Comme l’ont malheureusement démontré les dernières élections, au Québec ou en Italie, l’arrivée de nouvelles populations sur un territoire réveille trop souvent les réflexes xénophobes et racistes de ceux qui l’habitent. Dans Migrations, la journaliste Sonia Shah (également autrice de l’incontournable essai Pandémie) renverse notre regard sur les migrations — tant humaine, animale que végétale — pour dévoiler toute la richesse et la beauté de ce phénomène essentiel à la vie. Un voyage captivant.

Le génocide des Amériques. Résistance et survivance des peuples autochtones/ Marcel Grondin et Moema Viezzer, traduit du portugais (Brésil) par Yves Carrier (avec la collaboration de Raymond Levac)

Combien de gens savent que le plus grand génocide de l’histoire de l’humanité a été perpétré contre les peuples autochtones des Amériques ? Dans la foulée de la conquête du Nouveau Monde par les Européens, on estime que 90 à 95% de la population originaire du continent a été éliminée. Passant en revue cinq grands espaces – Caraïbes, Mexique, Andes, Brésil et États-Unis (auxquels s’ajoute un chapitre inédit sur le cas canadien, signé Pierrot Ross-Tremblay et Nawel Hamidi), Moema Viezzer et Marcel Grondin cherchent à montrer comment une telle hécatombe a pu se produire, tout en faisant aussi le récit des résistances et luttes menées par les Autochtones pour survivre jusqu’à aujourd’hui.

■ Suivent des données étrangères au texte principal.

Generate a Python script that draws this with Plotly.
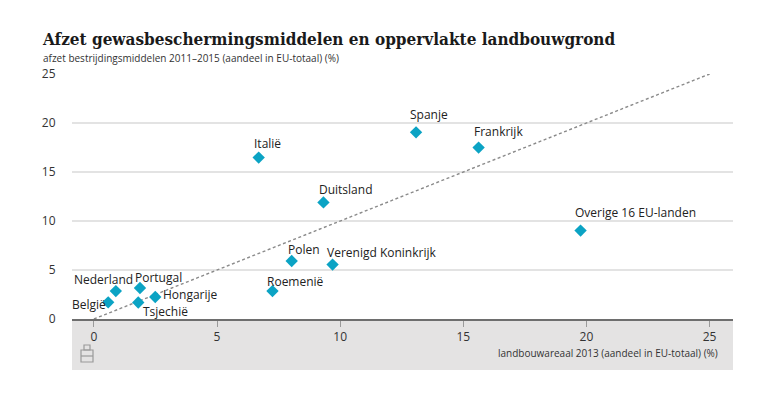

Migrations. Grandeur et misère de la vie en mouvement/ Sonia Shah. Traduit de l’anglais par Julien Besse

Guerres, pauvreté et catastrophes naturelles poussent chaque année des millions de personnes sur les routes, alors que dans le monde animal, l’exode a déjà commencé en réponse au réchauffement planétaire. Or, les migrations humaines comme animales (et végétales) sont très souvent perçues comme une menace. Dans Migrations, la journaliste américaine d’origine indienne Sonia Shah nous invite à reconnaître le rôle central des migrations dans l’histoire de la vie sur Terre, car le mouvement a toujours été le meilleur moyen d’assurer la survie collective des espèces.
Extraits

Le génocide des Amériques

Au cours du XXe siècle, de grands génocides ont eu lieu dans le monde. [...] Cependant, aucun d’eux n’a atteint l’envergure du génocide des peuples autochtones des Amériques, qui a débuté dans la mer des Caraïbes à partir de 1493. Le phénomène a déjà été étudié et analysé par de nombreux historiens, anthropologues et politologues qui l’ont catégorisé comme étant le plus grand holocauste de tous les temps. [...]

Malheureusement, de nos jours, comme le soulève David E. Stannard, « la principale question qui demeure n’est pas : est-ce que cela pourrait se produire à nouveau ? Mais : est-ce que ce processus peut être arrêté ? » En d’autres mots : bien au-delà d’une réflexion sur le passé, la connaissance de ces faits et la réflexion sur ceux-ci nous renvoient aux situations inadmissibles qui, de manières différentes, se répètent, encore aujourd’hui, au nord et au sud des Amériques.

Migrations

Pendant des années, j’ai prêté foi à leur supposition : le fait que j’occupe un espace sur le continent nord-américain relevait, en quelque sorte, de l’anomalie. Confirmant leur sentiment quant à mon étrangeté, je me suis retranchée dans les marges. Je ne me suis jamais présentée en tant qu’Américaine pur jus, mais toujours comme si j’en incarnais une version marginale : une Américaine d’origine sud-asiatique, ou encore une Indo-Américaine. Même après plus de dix ans à Boston, je ne manifestais jamais ouvertement ma joie quand les Red Sox l’emportaient ou mon chagrin quand une tragédie frappait la ville. Il aurait été présomptueux de le faire, car je ne me considérais pas comme « originaire » de cet endroit, bien que mes deux enfants y fussent nés. Je ne me déclare toujours pas « de » Baltimore, alors que je réside en banlieue de cette ville depuis plus d’une décennie.

Pourtant, au quotidien, confortablement installés dans des maisons hermétiques aux fondations de béton, le paysage environnant nous paraît essentiellement stable. Jour après jour, je croise les mêmes visages dans les allées du supermarché et salue les mêmes parents lorsqu’ils déposent leurs enfants à l’arrêt de l’autobus scolaire. [...] Il est naturel, en assistant à ce spectacle quotidien, d’éprouver une forte impression de stabilité et de sédentarité : en regard de cette fixité apparente, le nouveau venu, le migrant, l’intrus fait figure d’exception. Mais la vie, le vivant, aujourd’hui comme hier, se déplace.